The magenta filter used for these examples was a very old Kodak 34A that I found secondhand. It is still easy to find magenta colour correction filters of various grades, but these do not block 100% of green light. You will know when you are looking through a 100% green-blocking filter, because it is a truly strange experience, and makes it extremely obvious how much of our standard perception of the world is based specifically on green light.
I have been unable to locate a true cyan filter, so the "cyan stack" used for these images was a glass CC110C with a gel CC50C in front of it.
The B+W 403 is used here without an infrared-blocking filter on top of it, so that image is really a mostly-infrared shot, despite the 403 being an "ultraviolet" filter.
Tiffen's "Cool Day For Night" is a specific type of blue filter used in cinematography to approximate the appearance of shooting at night (which is much easier in many cases than actually shooting at night).

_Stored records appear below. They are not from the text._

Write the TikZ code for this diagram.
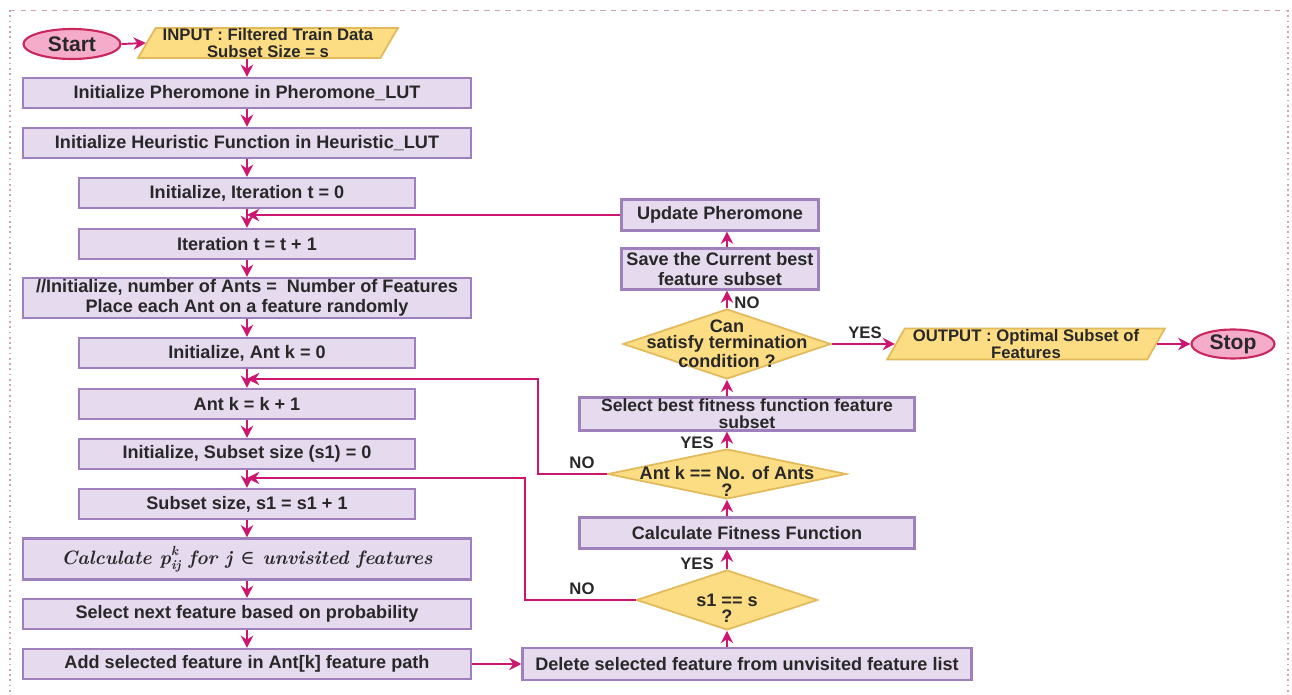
\documentclass[tikz,border=0pt]{standalone}
\usepackage{fontspec}
\setsansfont{Liberation Sans}
\newfontfamily\symfont{DejaVu Serif}
\usetikzlibrary{shapes.geometric,arrows.meta}
\definecolor{procfill}{RGB}{230,218,238}
\definecolor{procline}{RGB}{158,128,188}
\definecolor{flowc}{RGB}{204,22,112}
\definecolor{iofill}{RGB}{252,221,132}
\definecolor{ioline}{RGB}{226,186,92}
\definecolor{termfill}{RGB}{245,172,202}
\definecolor{termline}{RGB}{200,40,92}
\definecolor{txtc}{RGB}{40,40,40}
\definecolor{framec}{RGB}{205,165,172}
\newcommand{\probtxt}{\rmfamily\bfseries\itshape\fontsize{11}{13}\selectfont Calculate
    p\raisebox{-2.6pt}{\fontsize{7.5}{6.8}\selectfont\shortstack[l]{k\\ij}} for j
    {\upshape\mdseries\symfont ∈} unvisited features}
\begin{document}
\begin{tikzpicture}[x = 0.02cm, y = -0.02cm,
        txt/.style = {font = \sffamily\fontsize{10.3}{11.5}\selectfont\bfseries, text = txtc},
        proc/.style = {txt, draw = procline, fill = procfill, line width = 1.2pt,
            inner sep = 0pt, align = center, minimum height = 0.6cm},
        wideproc/.style = {proc, minimum width = 8.96cm},
        narrowproc/.style = {proc, minimum width = 6.72cm},
        iobox/.style = {txt, font = \sffamily\fontsize{9.5}{9.2}\selectfont\bfseries, draw = ioline,
            fill = iofill, line width = 1pt, trapezium, trapezium left angle = 60,
            trapezium right angle = 120, trapezium stretches = true, inner sep = 0pt,
            align = center, minimum height = 0.6cm},
        terminal/.style = {txt, font = \sffamily\fontsize{12}{14}\selectfont\bfseries, ellipse,
            draw = termline, fill = termfill, line width = 1.2pt, inner sep = 0pt},
        decision/.style = {diamond, draw = ioline, fill = iofill, line width = 1pt, inner sep = 0pt},
        dtext/.style = {txt, align = center, font = \sffamily\fontsize{10.3}{9.2}\selectfont\bfseries},
        tighttxt/.style = {font = \sffamily\fontsize{10}{9.8}\selectfont\bfseries},
        flow/.style = {draw = flowc, line width = 1.1pt, -{Stealth[length = 7pt, width = 7pt]}}]
    \useasboundingbox (0,0) rectangle (1292,695);
    \draw[framec, dashed] (10,10) -- (1288,10);
    \draw[framec, dotted, line width = 1pt] (10,10) -- (10,695);
    \draw[framec, dotted, line width = 1pt] (1288,10) -- (1288,695);

    \node[terminal, minimum width = 1.94cm, minimum height = 0.6cm] (start) at (72,44) {Start};
    \node[iobox, minimum width = 5.2cm] (input) at (268,43) {INPUT : Filtered Train Data\\Subset Size = s};
    \node[wideproc] (phero) at (247,93) {Initialize Pheromone in Pheromone\_LUT};
    \node[wideproc] (heur) at (247,143) {Initialize Heuristic Function in Heuristic\_LUT};
    \node[narrowproc] (itzero) at (247,193) {Initialize, Iteration t = 0};
    \node[narrowproc] (itinc) at (247,244) {Iteration t = t + 1};
    \node[wideproc, minimum height = 0.8cm] (ants) at (247,298) {//Initialize, number of Ants = \ Number of Features\\Place each Ant on a feature randomly};
    \node[narrowproc] (kzero) at (247,353) {Initialize, Ant k = 0};
    \node[narrowproc] (kinc) at (247,404) {Ant k = k + 1};
    \node[narrowproc] (szero) at (247,454) {Initialize, Subset size (s1) = 0};
    \node[narrowproc] (sinc) at (247,504) {Subset size, s1 = s1 + 1};
    \node[wideproc, minimum height = 0.82cm] (prob) at (247,559) {\probtxt};
    \node[wideproc] (select) at (247,614) {Select next feature based on probability};
    \node[wideproc] (addf) at (247,664) {Add selected feature in Ant[k] feature path};

    \node[proc, minimum width = 8.98cm, minimum height = 0.64cm] (delf) at (747,664) {Delete selected feature from unvisited feature list};
    \node[decision, minimum width = 3.62cm, minimum height = 1.2cm, label = {[dtext, yshift = -0.16cm]center:{s1 == s\\?}}] (s1chk) at (727,600) {};
    \node[proc, minimum width = 6.7cm, minimum height = 0.62cm] (fit) at (747,533) {Calculate Fitness Function};
    \node[decision, minimum width = 4.78cm, minimum height = 1.0cm, label = {[dtext, yshift = -0.15cm]center:{Ant k == No. of Ants\\?}}] (antchk) at (727,474) {};
    \node[proc, tighttxt, minimum width = 6.7cm, minimum height = 0.66cm] (best) at (747,414) {Select best fitness function feature\\subset};
    \node[decision, minimum width = 4.16cm, minimum height = 1.4cm, label = {[dtext]center:{Can\\satisfy termination\\condition ?}}] (term) at (727,344) {};
    \node[proc, minimum width = 3.94cm, minimum height = 0.82cm] (save) at (720,269) {Save the Current best\\feature subset};
    \node[proc, minimum width = 3.94cm, minimum height = 0.62cm] (upd) at (720,215) {Update Pheromone};
    \node[iobox, minimum width = 5.56cm, minimum height = 0.62cm] (output) at (1026,344) {OUTPUT : Optimal Subset of\\Features};
    \node[terminal, minimum width = 1.66cm, minimum height = 0.58cm] (stop) at (1233,344) {Stop};

    \draw[flow] (start.east) -- (input.west);
    \foreach \a/\b in {input/phero, phero/heur, heur/itzero, itzero/itinc, itinc/ants, ants/kzero,
            kzero/kinc, kinc/szero, szero/sinc, sinc/prob, prob/select, select/addf}
        \draw[flow] (\b.north |- \a.south) -- (\b.north);
    \draw[flow] (addf.east) -- (delf.west);
    \draw[flow] (s1chk.south |- delf.north) -- (s1chk.south);
    \draw[flow] (s1chk.north) -- (s1chk.north |- fit.south);
    \draw[flow] (antchk.south |- fit.north) -- (antchk.south);
    \draw[flow] (antchk.north) -- (antchk.north |- best.south);
    \draw[flow] (term.south |- best.north) -- (term.south);
    \draw[flow] (term.north) -- (term.north |- save.south);
    \draw[flow] (term.north |- save.north) -- (term.north |- upd.south);
    \draw[flow] (term.east) -- (output.west);
    \draw[flow] (output.east) -- (stop.west);

    \coordinate (antloop) at (538,379);
    \coordinate (sloop) at (525,478);
    \draw[flow] (upd.west) -- (itinc.north |- upd.west);
    \draw[flow] (antchk.west) -| (antloop) -- (antloop -| kinc.north);
    \draw[flow] (s1chk.west) -| (sloop) -- (sloop -| sinc.north);

    \begin{scope}[every node/.append style = {txt, font = \sffamily\fontsize{9.5}{11}\selectfont\bfseries}]
        \node (noant) at (582,463) {NO};
        \node (yesant) at (697,443) {YES};
        \node (nos1) at (582,589) {NO};
        \node (yess1) at (697,564) {YES};
        \node (noterm) at (747,303) {NO};
        \node (yesterm) at (865,333) {YES};
    \end{scope}
\end{tikzpicture}
\end{document}
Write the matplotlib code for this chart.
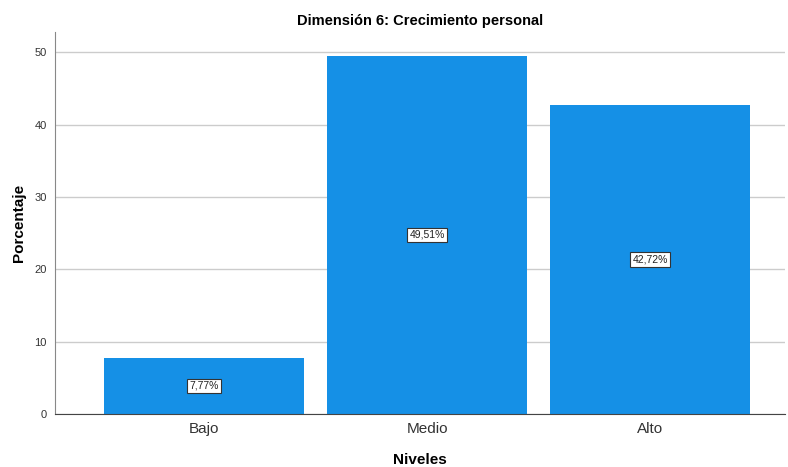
import matplotlib.pyplot as plt
import numpy as np

plt.rcParams['font.family'] = ['Liberation Sans', 'DejaVu Sans']

# Datos
niveles = ['Bajo', 'Medio', 'Alto']
porcentajes = [7.77, 49.51, 42.72]
etiquetas = ['7,77%', '49,51%', '42,72%']
yticks = [0, 10, 20, 30, 40, 50]

fig = plt.figure(figsize=(7.88, 4.67), dpi=100)
ax = fig.add_axes([55/788, 1 - 414/467, 730/788, (414 - 32)/467])

x = np.arange(len(niveles))
ax.bar(x, porcentajes, width=0.9, color='#1590e6', zorder=2)

# Etiquetas dentro de las barras
for xi, v, t in zip(x, porcentajes, etiquetas):
    ax.text(xi, v / 2, t, ha='center', va='center', fontsize=7.5, color='#222222',
            bbox=dict(boxstyle='square,pad=0.2', fc='white', ec='#333333', lw=0.8),
            zorder=3)

ax.set_xlim(-0.668, 2.605)
ax.set_ylim(0, 52.8)
ax.set_yticks(yticks)
ax.set_xticks(x)
ax.set_xticklabels(niveles, fontsize=11, color='#333333')
ax.tick_params(axis='y', labelsize=8, colors='#333333', length=0, pad=6)
ax.tick_params(axis='x', length=0, pad=6)
ax.yaxis.grid(True, color='#cccccc', lw=1, zorder=0)

for s in ['top', 'right']:
    ax.spines[s].set_visible(False)
ax.spines['left'].set_color('#888888')
ax.spines['bottom'].set_color('#444444')

ax.set_title('Dimensión 6: Crecimiento personal', fontsize=10.5, fontweight='bold', pad=5)
ax.set_xlabel('Niveles', fontsize=11, fontweight='bold', labelpad=12)
ax.set_ylabel('Porcentaje', fontsize=11, fontweight='bold', labelpad=6)

fig.savefig('out.png', dpi=100)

When shooting using this method, depending on the lighting conditions and the sensitivity of the camera to near infrared light, it can be helpful to stack on a filter that cuts down on infrared, but doesn't block it entirely. This is where filters which are poor for their intended purpose (in many cases, at least) like Schott KG-series glass can be put to good use.
Ultraviolet-A: A Special Case
As was pointed out to me by Klaus Schmitt, in the specific case of shooting ultraviolet-A images with a modified Nikon D70, there is a kind of false colour that actually does reveal something concrete about the subject of the photo.
Shane Elen of BeyondVisible.com discovered back in 2005 that even though at lower-frequency/longer-wavelength portions of the ultraviolet-A band (e.g. 380nm) both the blue and red photosites of the D70 sensor pick up UV in roughly equal amounts, at higher-frequency/shorter-wavelength portions of the band (e.g. 360nm) the red photosites are much more sensitive (see this forum thread from 2007 for additional information). This aspect of the D70 sensor was later confirmed independently by Dr. Schmitt and some of his associates.
As a result, if the object being photographed reflects different parts of the ultraviolet-A band in different amounts, the image that is taken will have some areas that appear purple, and some that appear red. If the image is tinted only purple, or only red, then either the object only reflects one part of the ultraviolet-A band, or the light source being used for the photo only emits light in one part of that band.
Here are three flower photos that illustrate the mixed-reflectivity case. In addition, I've included two mineral photos that were shot under UV-C lighting. UV-C lights of this type also emit (among other things) 360nm UV-A light, giving those two images a "red kryptonite" appearance because it's mostly just the red parts of the sensor being stimulated.
In all of these cases except the ultraviolet-A example mentioned above, it is possible to simulate the appearance of one of these images using standard near infrared, red, green, and blue exposures. The process is one of combining the information from those exposures in a way that mimics the combination of light filtering caused by the filter(s) used in front of the lens and the sensor response of the camera itself. This is simply a multispectral extension of the "channel mixer" concept used in Photoshop® and the GIMP.
The Mirror's Surface Breaks includes a "filter emulation" processing configuration based on some "best guess" approximations I put together based on sample images. One of my longer-term projects is to take some much more accurate measurements and improve the results further, but even as-is they should be very close to the real thing. This means that it's possible to produce images which appear as though they were shot with cameras and/or filters I didn't even own, let alone have with me, when the original photos were taken (again, just like the non-multispectral equivalent in regular image-processing software). For example, the "R72 Classic" configuration is based on sample images sent to me by Steve Smeed, which were taken with an Olympus C-2020Z.
Here are a few examples using these initial approximations:
This same technique could be used to simulate the specific appearance of - for example - Kodak EIR "colour infrared" film (or Aerochrome, et cetera). EIR used a near infrared/red/green scheme very similar to the one I use for my digital photos, but was subtly different due to the specifics of the film. It has its own extremely-loyal fanbase, and they've spent a lot of time trying to replicate it as closely as possible in digital format.
The EIR folks (in particular, "Infrachrome"/J.W. Wong) have also developed processes to perform the reverse type of transformation (e.g. taking an image that was shot with a multispectral camera that had a yellow 12 filter in front of it, and extracting the near infrared, red, and green bands from the raw image). I've done a little work along those lines, but have not included the functionality in TMSB yet. There is some interesting potential there, and the same model could be used to capture near infrared/red/blue images in one shot using a magenta filter, near infrared/green/blue images using a cyan filter, and so forth.